Than your consent gives strength to make it fly.

She has clearly never experienced true love yet, and her eagerness to please her mother with her feelings likewise presents her as an innocent. However, it is when she meets Romeo that Juliet's character develops and changes as she experiences overpowering love but also demonstrates considerable maturity as she criticises Romeo's romanticism and rather abrupt and hurried actions. Juliet, after Tybalt's death, has to make a very grown-up and mature decision to remain loyal to her love for Romeo, and her final act of committing suicide shows her complete transformation from a young girl to a mature woman.

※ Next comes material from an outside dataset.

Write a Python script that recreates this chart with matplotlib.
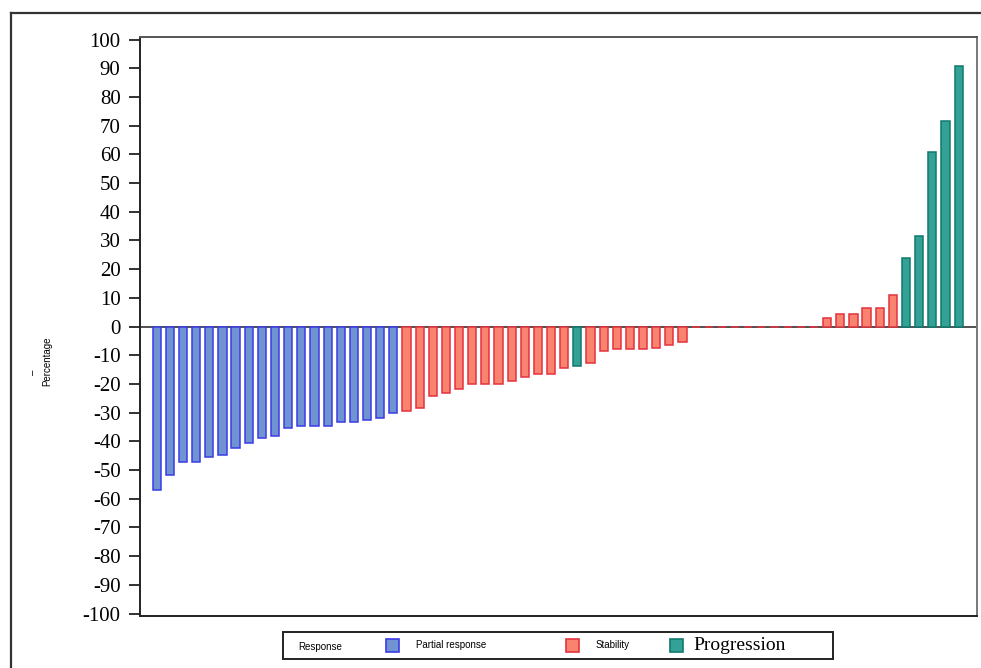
import matplotlib
matplotlib.use("Agg")
import matplotlib.pyplot as plt
from matplotlib.patches import Rectangle
from matplotlib.lines import Line2D

# best change from baseline per patient, sorted (waterfall)
pct_change = [
    -57.1, -51.6, -47.3, -47.2, -45.3, -44.9, -42.3, -40.6, -38.8, -38.3,
    -35.3, -34.8, -34.7, -34.7, -33.2, -33.2, -32.5, -31.7, -30.0,
    -29.3, -28.2, -24.1, -23.0, -21.9, -19.9, -19.9, -19.9, -18.9, -17.4,
    -16.7, -16.7, -14.5,
    -13.8,
    -12.7, -8.5, -7.8, -7.8, -7.8, -7.5, -6.3, -5.4,
    0, 0, 0, 0, 0, 0, 0, 0, 0, 0,
    3.0, 4.5, 4.5, 6.6, 6.6, 11.0,
    24.0, 31.6, 60.8, 71.6, 90.7,
]
response = (["Partial response"] * 19 + ["Stability"] * 13 + ["Progression"]
            + ["Stability"] * 24 + ["Progression"] * 5)

legend_labels = ["Partial response", "Stability", "Progression"]
y_ticks = list(range(-100, 101, 10))

fill = {"Partial response": "#7093d2", "Stability": "#f8836f", "Progression": "#33a195"}
edge = {"Partial response": "#3b3be6", "Stability": "#e6323e", "Progression": "#0f7a6d"}

W, H = 981, 668
fig = plt.figure(figsize=(W / 100, H / 100), dpi=100)

def fx(px):
    return px / W

def fy(py):
    return 1 - py / H

# outer frame
fig.add_artist(Line2D([fx(11), fx(11)], [fy(13), 0], color="#333333", lw=1.6))
fig.add_artist(Line2D([fx(11), 1], [fy(13), fy(13)], color="#333333", lw=1.6))

ax = fig.add_axes([fx(140), fy(616), fx(977) - fx(140), fy(37) - fy(616)])

x = list(range(len(pct_change)))
ax.axhline(0, color="#333333", lw=1.2, zorder=1)
ax.bar(x, pct_change, width=0.62,
       color=[fill[r] for r in response],
       edgecolor=[edge[r] for r in response], linewidth=1.1, zorder=2)

ax.set_xlim(-1.27, 62.4)
ax.set_ylim(-100.85, 100.9)
ax.set_yticks(y_ticks)
ax.set_yticklabels([str(t) for t in y_ticks], fontsize=15, family="Liberation Serif")
ax.tick_params(axis="y", length=8, width=1.3, pad=6, color="#222222")
ax.set_xticks([])
for s in ["left", "bottom"]:
    ax.spines[s].set_color("#222222")
    ax.spines[s].set_linewidth(1.4)
ax.spines["top"].set_color("#555555")
ax.spines["top"].set_linewidth(1.4)
ax.spines["right"].set_color("#777777")
ax.spines["right"].set_linewidth(1.4)

# y label
fig.text(fx(47), fy(361), "Percentage", rotation=90, fontsize=7,
         family="Liberation Sans", ha="center", va="center")
fig.text(fx(33), fy(372), "\u2013", rotation=90, fontsize=7,
         family="Liberation Sans", ha="center", va="center")

# legend box
fig.add_artist(Rectangle((fx(283), fy(659)), fx(833) - fx(283), fy(632) - fy(659),
                         fill=False, edgecolor="#222222", lw=1.4))
fig.text(fx(298), fy(647), "Response", fontsize=7, family="Liberation Sans", va="center")
sq_left = [386, 566, 670]
txt_left = [416, 596, 693]
for lab, sx, tx in zip(legend_labels, sq_left, txt_left):
    fig.add_artist(Rectangle((fx(sx), fy(652)), fx(13), fy(639) - fy(652),
                             facecolor=fill[lab], edgecolor=edge[lab], lw=1.2))
    if lab == "Progression":
        fig.text(fx(tx), fy(646), lab, fontsize=14, family="Liberation Serif", va="center")
    else:
        fig.text(fx(tx), fy(645), lab, fontsize=7, family="Liberation Sans", va="center")

fig.savefig("out.png", dpi=100)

In the same way, Pip is shown to develop and mature, though this is in a different way from Juliet. The narration of this novel, and the way that the first person retrospective narrator both tells the action and allows the character of an older, wiser Pip to emerge who criticises his younger self reminds us of this development constantly. In particular, the novel charts the growth of Pip from a young, goodhearted individual to a rich snob who hurts those around him, and then finally to a wiser, older and maturer individual who has lost his wealth but has become a better person for it. Just as Juliet's character develops and emerges under great suffering, so the character of Pip matures thanks to the discovery of who his benefactor is and the way that he is burned by the fire that consumes Miss Havisham, and the fire that rages as a fever within him. Note what he says to Joe in Chapter 57 when he recovers from this fever:

Oh Joe, you break my heart! Look angry at me, Joe. Strike me, Joe. Tell me of my ingratitude. Don't be so good to me!

Pip is forced to recognise his own former actions and how they have so deeply hurt his friends and those who love him. The ending of the novel, with Pip having to earn his living and occupying the middle class, shows that he has developed and matured greatly compared to his former self.